Les deux PME québécoises ont aussi en commun d’avoir dû surmonter une quantité phénoménale de défis en construisant des usines en pleine pandémie. Elles ont également eu recours aux services d’Inno-centre, mais pour des raisons différentes.
Le président-directeur général de Café William Spartivento, Rémi Tremblay, raconte qu’il a entendu parler d’Inno-centre par le biais d’un contact. La nouvelle usine était avancée dans sa construction, installation qui comprend le premier four à torréfaction électrique au Canada. La consultation a porté sur la manière de prendre de l’expansion dans le reste du Canada et aux États-Unis, tout en réduisant les GES. L’aspect des déplacements et de la carboneutralité étaient au cœur des questionnements. Par expérience, il explique que les éléments sont souvent en place dans l’entreprise, mais qu’il faut organiser le tout. « Généralement, il y a des économies financières dans tout ça. Ça signifie mieux acheter tout en ayant un impact positif en même temps. »
Aliments Morehouse Canada et Inno-centre comptent déjà deux collaborations. La troisième s’est concentrée sur le cycle de vie de tout le processus de la transformation d’aliments, dans le cas de l’entreprise, les vinaigrettes qui constituent ses produits vedettes. La PME souhaitait mieux gérer ses déchets, améliorer son efficacité opérationnelle et revoir le type d’emballage utilisé.

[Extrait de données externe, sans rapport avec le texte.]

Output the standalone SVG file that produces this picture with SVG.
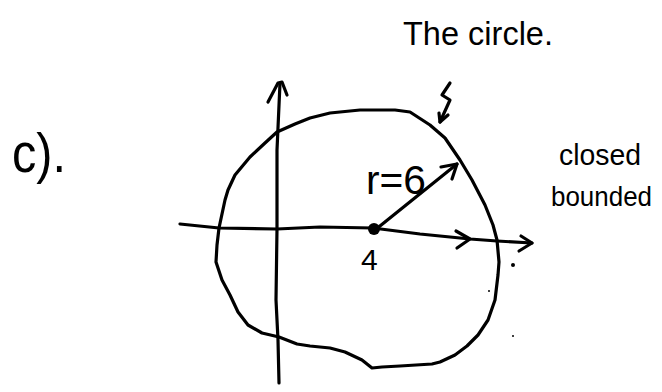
<svg xmlns="http://www.w3.org/2000/svg" width="662" height="392" viewBox="0 0 662 392">
<style>
.ink{fill:none;stroke:#000;stroke-width:3.2;stroke-linecap:round;stroke-linejoin:round}
.t{font-family:"Liberation Sans",Arial,sans-serif;fill:#000}
</style>
<rect width="662" height="392" fill="#fff"/>
<g id="title"><text class="t" x="403" y="45" font-size="34" textLength="150" lengthAdjust="spacingAndGlyphs">The circle.</text></g>
<g id="label-c"><text class="t" x="12" y="172" font-size="56" textLength="54" lengthAdjust="spacingAndGlyphs">c).</text></g>
<g id="label-closed"><text class="t" x="559" y="165" font-size="30" textLength="82" lengthAdjust="spacingAndGlyphs">closed</text></g>
<g id="label-bounded"><text class="t" x="551" y="206" font-size="27" textLength="101" lengthAdjust="spacingAndGlyphs">bounded</text></g>
<g id="circle">
<path class="ink" d="M225,200 L228,190 L235,175 L250,157 L265,143 L277,132 L295,124 L310,118 L330,113 L360,110 L395,110 L410,112 L430,125 L445,138 L460,160 L472,180 L485,205 L493,225 L497,240 L499,262 L498,275 L495,300 L488,320 L478,335 L467,346 L455,355 L440,362 L432,364 L400,366 L382,367 L372,368 L362,360 L345,352 L330,348 L310,346 L297,344 L279,337 L262,333 L248,325 L238,312 L230,295 L222,280 L216,262 L217,245 L219,228 Z"/>
</g>
<g id="connectors">
<path class="ink" d="M279,383 L278,340 L276,300 L277,229 L277,150 L280,83"/>
<path class="ink" d="M268,102 L278,83 L282,82 L287,95"/>
<path class="ink" d="M180,224 L219,228 L277,229 L320,227 L373,228 L420,234 L470,239 L497,241 L532,243"/>
<path class="ink" d="M456,231 L470,239 L457,248"/>
<path class="ink" d="M521,236 L532,243 L519,251"/>
<path class="ink" d="M375,230 L457,164"/>
<path class="ink" d="M441,167 L457,164 L452,179"/>
<path class="ink" d="M450,83 L442,95 L450,100 L440,122"/>
<path class="ink" d="M439,113 L440,122 L448,115"/>
</g>
<g id="center"><circle cx="374" cy="229" r="6" fill="#000"/></g>
<g id="label-r"><text class="t" x="366" y="194" font-size="40" textLength="60" lengthAdjust="spacingAndGlyphs">r=6</text></g>
<g id="label-4"><text class="t" x="361" y="270" font-size="30">4</text></g>
<g id="dots">
<circle cx="513" cy="265" r="2" fill="#000"/>
<circle cx="489" cy="291" r="1" fill="#000"/>
<circle cx="513" cy="336" r="1" fill="#000"/>
</g>
</svg>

Crédits photographiques : Aliments Morehouse Canada
George Sabbagh, vice-président chez Inno-centre, explique « qu’une collaboration avec l’organisation ne se limitera pas à l’analyse des opérations et des pratiques d’affaires dans les cas qui le requièrent ». À titre d’illustration, Inno-centre recommandera le calcul et le bilan de l’empreinte carbone, ainsi que l’évaluation du potentiel de réduction des GES d’une entreprise s’il anticipe que l’accès à ces données pourrait contribuer à optimiser la chaîne logistique. C’est le type d’informations qui permet ensuite d’élaborer un plan d’intervention personnalisé, priorisant les actions qui rapportent le plus quantitativement et qualitativement. « C’est dire qu’Inno-centre aide les PME à identifier, à mesurer et à planifier les efforts à fournir par rapport aux investissements à prévoir », résume-t-il.

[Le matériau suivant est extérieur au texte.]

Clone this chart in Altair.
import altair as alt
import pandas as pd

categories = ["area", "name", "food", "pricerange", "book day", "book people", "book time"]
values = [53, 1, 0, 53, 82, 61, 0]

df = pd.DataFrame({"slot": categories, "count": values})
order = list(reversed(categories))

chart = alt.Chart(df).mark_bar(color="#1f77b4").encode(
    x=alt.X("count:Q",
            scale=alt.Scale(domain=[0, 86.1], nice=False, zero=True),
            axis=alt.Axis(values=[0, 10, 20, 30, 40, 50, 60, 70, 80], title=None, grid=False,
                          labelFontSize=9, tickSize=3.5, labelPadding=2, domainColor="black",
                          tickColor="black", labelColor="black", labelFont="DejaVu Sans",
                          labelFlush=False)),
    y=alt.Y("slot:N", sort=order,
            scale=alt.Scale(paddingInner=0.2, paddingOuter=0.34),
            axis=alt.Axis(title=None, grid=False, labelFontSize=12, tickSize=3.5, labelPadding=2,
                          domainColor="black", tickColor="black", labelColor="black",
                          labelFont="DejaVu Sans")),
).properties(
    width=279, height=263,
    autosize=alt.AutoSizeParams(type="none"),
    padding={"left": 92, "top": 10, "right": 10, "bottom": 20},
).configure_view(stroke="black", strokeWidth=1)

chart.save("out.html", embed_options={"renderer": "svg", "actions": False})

M. Sabbagh ajoute que les critères ESG comportent tellement d’éléments différents que les PME ont l’embarras du choix sur la manière d’intervenir, que ce soit par la stratégie d'approvisionnement, l'impact environnemental ou la relation avec les employés et la communauté. L'important, c'est qu'elles priorisent leurs actions là où elles auront le plus d'impact, tout en améliorant leur performance d'affaires.
La motivation des entreprises est réellement un moteur dans leur adhésion aux critères ESG. Elles en font parfois une mission et cet engouement a le potentiel de devenir attractif. Selon Dany Mercier-Bouchard, directeur R&D chez Aliments Morehouse Canada, l’entreprise n’a pas besoin de recruter. Ce sont les gens qui viennent frapper à la porte de l’entreprise, attirés par sa vision. Même son de cloche pour Café William Spartivento. « On reçoit des candidatures intéressantes, ce qui est un véritable plus en situation de pénurie de main-d’œuvre. On a des gens tellement motivés à l’intérieur. C’est un projet collectif qui nourrit de nouvelles idées ».
Mme Turcotte rappelle que les normes sociales évoluent. Ce qui était acceptable auparavant ne l’est plus et vice versa. Elle souligne que les arguments sont par ailleurs nombreux pour soutenir l’adhésion à des critères ESG qui, s’ils n’ont pas force de loi et sont volontaires, ont démontré qu’ils apportent une certaine efficacité. Ils deviendront également un incontournable pour les PME qui souhaitent non seulement demeurer en activité, mais s’épanouir à long terme. « Ce n’est plus seulement un avantage compétitif, c’est une compétence clef pour survivre dans l’environnement d’affaires ».
George Sabbagh aimerait voir les PME intégrer les préoccupations environnementales, sociales et de gouvernance dans les opérations d’affaires afin qu’elles deviennent un réflexe à chaque étape des prises de décision. « On y croit vraiment à notre responsabilité sociale. On croit que les PME peuvent avoir un impact et on peut leur montrer comment. »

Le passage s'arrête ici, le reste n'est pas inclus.